[START]
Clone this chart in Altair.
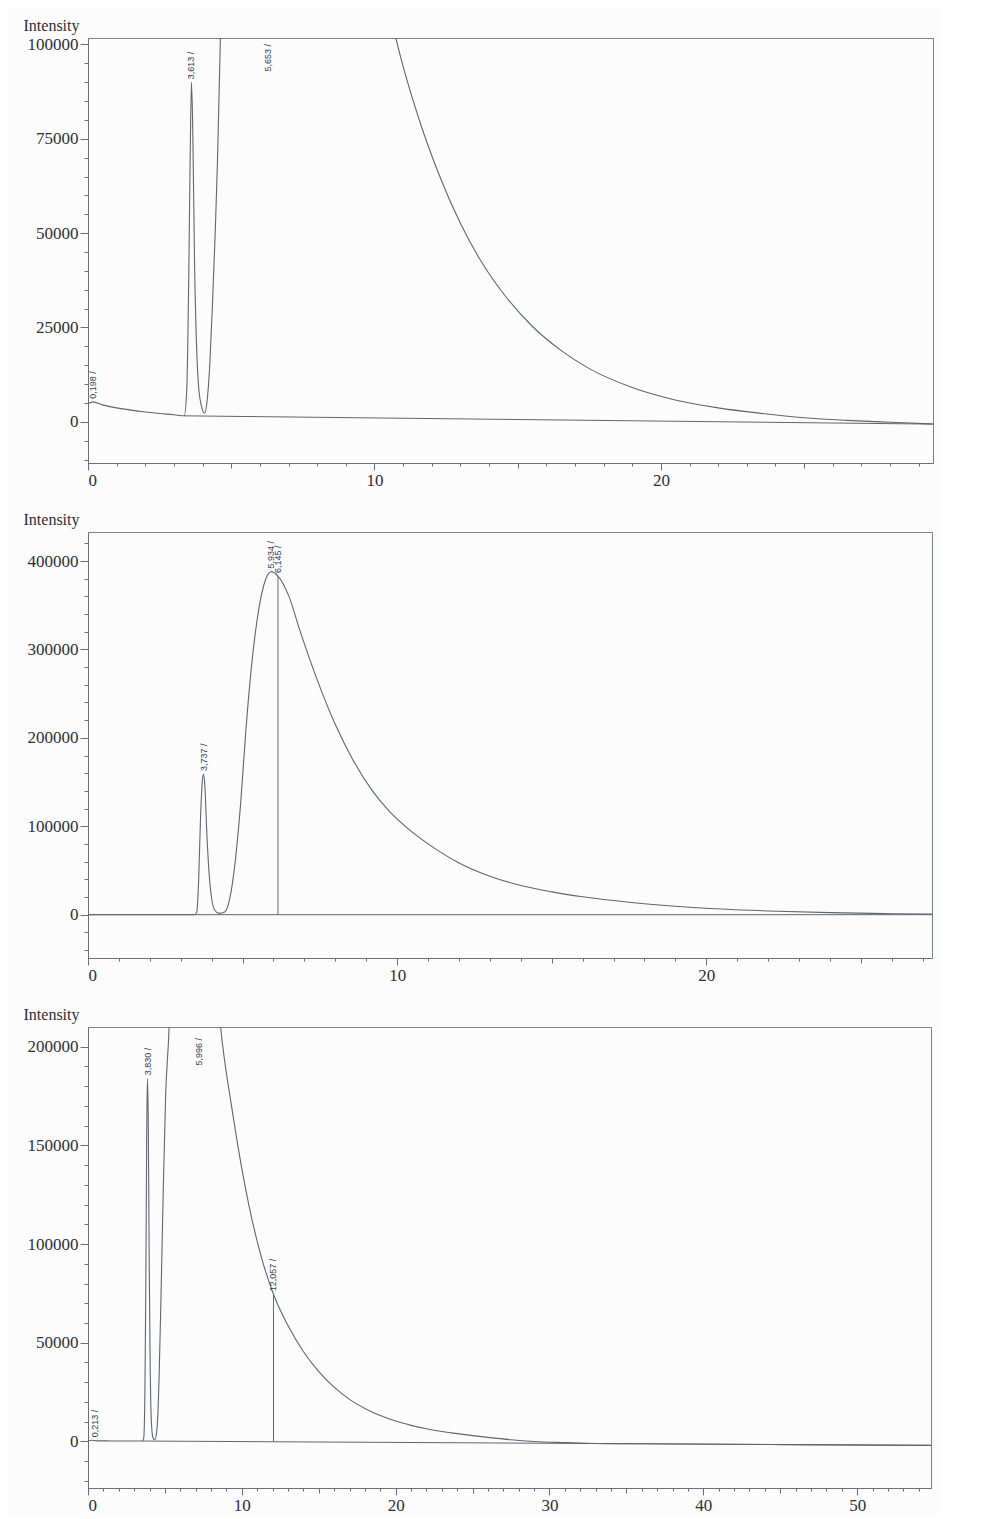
import altair as alt
import pandas as pd

# ---------------- Panel 1 ----------------
P1_T = [0.0, 0.17, 0.5, 1.0, 1.5, 2.0, 2.5, 3.0, 3.36, 3.45, 3.52, 3.57, 3.613, 3.66, 3.72, 3.8, 3.85,
        3.95, 4.07, 4.15, 4.25, 4.35, 4.45, 4.52, 4.62, 4.8, 5.653, 7.0, 8.5, 9.8, 10.3, 10.77, 11.5,
        12.25, 13.0, 13.75, 14.5, 15.5, 16.5, 17.5, 19.0, 20.5, 22.0, 23.5, 25.0, 26.5, 28.0, 29.5]
P1_I = [4800, 5300, 4500, 3700, 3100, 2600, 2200, 1900, 1600, 9000, 40000, 72000, 90000, 76000, 42000,
        18000, 10500, 4500, 2300, 5000, 15000, 32000, 52000, 69000, 101000, 180000, 400000, 320000,
        200000, 140000, 118000, 101000, 81500, 65600, 52600, 42200, 34000, 25400, 19000, 14100, 9100,
        5800, 3700, 2250, 1100, 400, -100, -550]
P1_BASE_T = [3.36, 29.5]
P1_BASE_I = [1600, -600]
P1_LBL_T = [0.17, 3.613, 6.27]
P1_LBL_I = [5300, 90000, 92000]
P1_LBL = ["0,198 /", "3,613 /", "5,653 /"]
P1_XDOM = [0, 29.5]
P1_YDOM = [-10900, 101700]
P1_XMAJOR = [0, 10, 20]
P1_YMAJOR = [0, 25000, 50000, 75000, 100000]
P1_YMINOR = list(range(-10000, 100001, 5000))

# ---------------- Panel 2 ----------------
P2_T = [0, 3.45, 3.52, 3.58, 3.64, 3.70, 3.737, 3.78, 3.84, 3.92, 4.0, 4.1, 4.24, 4.42, 4.59, 4.76,
        4.94, 5.11, 5.28, 5.46, 5.68, 5.934, 6.145, 6.5, 6.84, 7.42, 8.0, 8.57, 9.2, 9.72, 10.5, 11.3,
        12.0, 13.0, 14.0, 15.0, 16.0, 17.5, 19.0, 20.5, 22.0, 24.0, 26.0, 27.3]
P2_I = [0, 0, 3000, 40000, 110000, 152000, 159000, 145000, 95000, 45000, 18000, 5000, 1500, 3000,
        19000, 59500, 127000, 210000, 278000, 331000, 372000, 388000, 383000, 360000, 323000, 265000,
        215000, 175000, 140000, 118000, 93000, 73000, 58500, 43500, 33000, 25800, 20200, 14000, 9600,
        6400, 4200, 2300, 1100, 600]
P2_BASE_T = [0, 27.3]
P2_BASE_I = [0, 0]
P2_LBL_T = [3.737, 5.934, 6.145]
P2_LBL_I = [159000, 388000, 383000]
P2_LBL = ["3,737 /", "5,934 /", "6,145 /"]
P2_DROP_T = [6.145]
P2_DROP_I = [383000]
P2_XDOM = [0, 27.3]
P2_YDOM = [-49000, 432800]
P2_XMAJOR = [0, 10, 20]
P2_YMAJOR = [0, 100000, 200000, 300000, 400000]
P2_YMINOR = list(range(-40000, 420001, 20000))

# ---------------- Panel 3 ----------------
P3_T = [0, 0.213, 0.6, 1.5, 2.5, 3.53, 3.62, 3.7, 3.76, 3.82, 3.87, 3.92, 3.98, 4.04, 4.12, 4.22, 4.34,
        4.45, 4.55, 4.62, 4.75, 4.9, 5.05, 5.27, 5.6, 5.996, 7.0, 8.0, 8.62, 9.37, 10.45, 11.32, 12.057,
        13.0, 14.0, 15.0, 16.0, 17.0, 18.0, 19.0, 20.0, 21.0, 22.0, 23.0, 24.0, 25.0, 26.0, 27.5,
        29.0, 31.0, 33.0, 36.0, 45.0, 54.8]
P3_I = [300, 600, 300, 250, 200, 200, 1500, 25000, 80000, 160000, 184000, 160000, 90000, 40000, 10000,
        2000, 800, 4000, 15000, 32000, 75000, 130000, 176000, 210000, 330000, 450000, 380000, 270000,
        210000, 168000, 120000, 92000, 74600, 58700, 45600, 35400, 27500, 21300, 16700, 13100, 10300,
        8150, 6400, 5000, 3950, 2950, 2050, 850, 0, -600, -1070, -1200, -1600, -2000]
P3_BASE_T = [3.53, 54.8]
P3_BASE_I = [200, -2000]
P3_LBL_T = [0.43, 3.87, 7.2, 12.057]
P3_LBL_I = [600, 184000, 189000, 74600]
P3_LBL = ["0,213 /", "3,830 /", "5,996 /", "12,057 /"]
P3_DROP_T = [12.057]
P3_DROP_I = [74600]
P3_XDOM = [0, 54.8]
P3_YDOM = [-23600, 210000]
P3_XMAJOR = [0, 10, 20, 30, 40, 50]
P3_YMAJOR = [0, 50000, 100000, 150000, 200000]
P3_YMINOR = list(range(-20000, 200001, 10000))

LINE = "#5f6670"
LBLC = "#2e3d55"
AXC = "#6b6e75"
TXT = "#2c2e36"
SERIF = "Liberation Serif"


def panel(t, i, bt, bi, lt, li, ltxt, dt, di, xdom, ydom, xmajor, ymajor, yminor, w, h, ty):
    xs = alt.Scale(domain=xdom, nice=False, zero=False)
    ys = alt.Scale(domain=ydom, nice=False, zero=False)
    xmax = int(xdom[1])
    xminor = list(range(0, xmax + 1))
    xmid = list(range(0, xmax + 1, 5))

    sig = alt.Chart(pd.DataFrame({"t": t, "I": i})).mark_line(
        color=LINE, strokeWidth=1.1, clip=True, interpolate="monotone"
    ).encode(
        x=alt.X("t:Q", scale=xs, axis=alt.Axis(
            orient="bottom", values=xmajor, tickSize=7, labelFontSize=17, labelPadding=2,
            labelFont=SERIF, labelColor=TXT, title=None, grid=False)),
        y=alt.Y("I:Q", scale=ys, axis=alt.Axis(
            orient="left", values=ymajor, tickSize=8, labelFontSize=17, labelPadding=2,
            labelFont=SERIF, labelColor=TXT, format="d", grid=False,
            title="Intensity", titleAngle=0, titleAlign="left", titleBaseline="alphabetic",
            titleX=-65, titleY=ty, titleFont=SERIF, titleFontSize=16, titleFontWeight="normal",
            titleColor=TXT)),
    )

    base = alt.Chart(pd.DataFrame({"t": bt, "I": bi})).mark_line(
        color=LINE, strokeWidth=1, clip=True
    ).encode(
        x=alt.X("t:Q", scale=xs, axis=alt.Axis(
            orient="bottom", values=xminor, tickSize=3, labels=False, domain=False,
            title=None, grid=False)),
        y=alt.Y("I:Q", scale=ys, axis=alt.Axis(
            orient="left", values=yminor, tickSize=4, labels=False, domain=False,
            title=None, grid=False)),
    )

    lbl = alt.Chart(pd.DataFrame({"t": lt, "I": li, "s": ltxt})).mark_text(
        angle=270, align="left", baseline="middle", dx=3, fontSize=9,
        font="Liberation Sans", color=LBLC
    ).encode(
        x=alt.X("t:Q", scale=xs, axis=alt.Axis(
            orient="bottom", values=xmid, tickSize=5, labels=False, domain=False,
            title=None, grid=False)),
        y=alt.Y("I:Q", scale=ys, axis=None),
        text="s:N",
    )

    layers = [sig, base, lbl]
    if dt:
        drop = alt.Chart(pd.DataFrame({"t": dt, "I": di, "z": [0] * len(dt)})).mark_rule(
            color=LINE, strokeWidth=1
        ).encode(
            x=alt.X("t:Q", scale=xs, axis=None),
            y=alt.Y("z:Q", scale=ys, axis=None),
            y2="I:Q",
        )
        layers.append(drop)

    return alt.layer(*layers).resolve_axis(x="independent", y="independent").properties(
        width=w, height=h)


p1 = panel(P1_T, P1_I, P1_BASE_T, P1_BASE_I, P1_LBL_T, P1_LBL_I, P1_LBL, None, None,
           P1_XDOM, P1_YDOM, P1_XMAJOR, P1_YMAJOR, P1_YMINOR, 845, 425, -8)
p2 = panel(P2_T, P2_I, P2_BASE_T, P2_BASE_I, P2_LBL_T, P2_LBL_I, P2_LBL, P2_DROP_T, P2_DROP_I,
           P2_XDOM, P2_YDOM, P2_XMAJOR, P2_YMAJOR, P2_YMINOR, 844, 426, -8)
p3 = panel(P3_T, P3_I, P3_BASE_T, P3_BASE_I, P3_LBL_T, P3_LBL_I, P3_LBL, P3_DROP_T, P3_DROP_I,
           P3_XDOM, P3_YDOM, P3_XMAJOR, P3_YMAJOR, P3_YMINOR, 843, 461, -8)

chart = alt.vconcat(p1, p2, p3, spacing=21).properties(
    padding={"left": 14, "top": 8, "right": 6, "bottom": 2},
    background="#fcfcfc",
).configure_view(
    stroke="#7c808a", strokeWidth=1
).configure_axis(
    domainColor=AXC, tickColor=AXC, domainWidth=1, tickWidth=1
)

chart.save("out.html", embed_options={"renderer": "svg", "actions": False})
[END]
### Exercise requirements
Reproduce the material above from its first line through the line containing "P1_YMINOR = list(range(-10000, 100001, 5000))", both ends included, and skip every picture.

### Reply to the task
Clone this chart in Altair.
import altair as alt
import pandas as pd

# ---------------- Panel 1 ----------------
P1_T = [0.0, 0.17, 0.5, 1.0, 1.5, 2.0, 2.5, 3.0, 3.36, 3.45, 3.52, 3.57, 3.613, 3.66, 3.72, 3.8, 3.85,
        3.95, 4.07, 4.15, 4.25, 4.35, 4.45, 4.52, 4.62, 4.8, 5.653, 7.0, 8.5, 9.8, 10.3, 10.77, 11.5,
        12.25, 13.0, 13.75, 14.5, 15.5, 16.5, 17.5, 19.0, 20.5, 22.0, 23.5, 25.0, 26.5, 28.0, 29.5]
P1_I = [4800, 5300, 4500, 3700, 3100, 2600, 2200, 1900, 1600, 9000, 40000, 72000, 90000, 76000, 42000,
        18000, 10500, 4500, 2300, 5000, 15000, 32000, 52000, 69000, 101000, 180000, 400000, 320000,
        200000, 140000, 118000, 101000, 81500, 65600, 52600, 42200, 34000, 25400, 19000, 14100, 9100,
        5800, 3700, 2250, 1100, 400, -100, -550]
P1_BASE_T = [3.36, 29.5]
P1_BASE_I = [1600, -600]
P1_LBL_T = [0.17, 3.613, 6.27]
P1_LBL_I = [5300, 90000, 92000]
P1_LBL = ["0,198 /", "3,613 /", "5,653 /"]
P1_XDOM = [0, 29.5]
P1_YDOM = [-10900, 101700]
P1_XMAJOR = [0, 10, 20]
P1_YMAJOR = [0, 25000, 50000, 75000, 100000]
P1_YMINOR = list(range(-10000, 100001, 5000))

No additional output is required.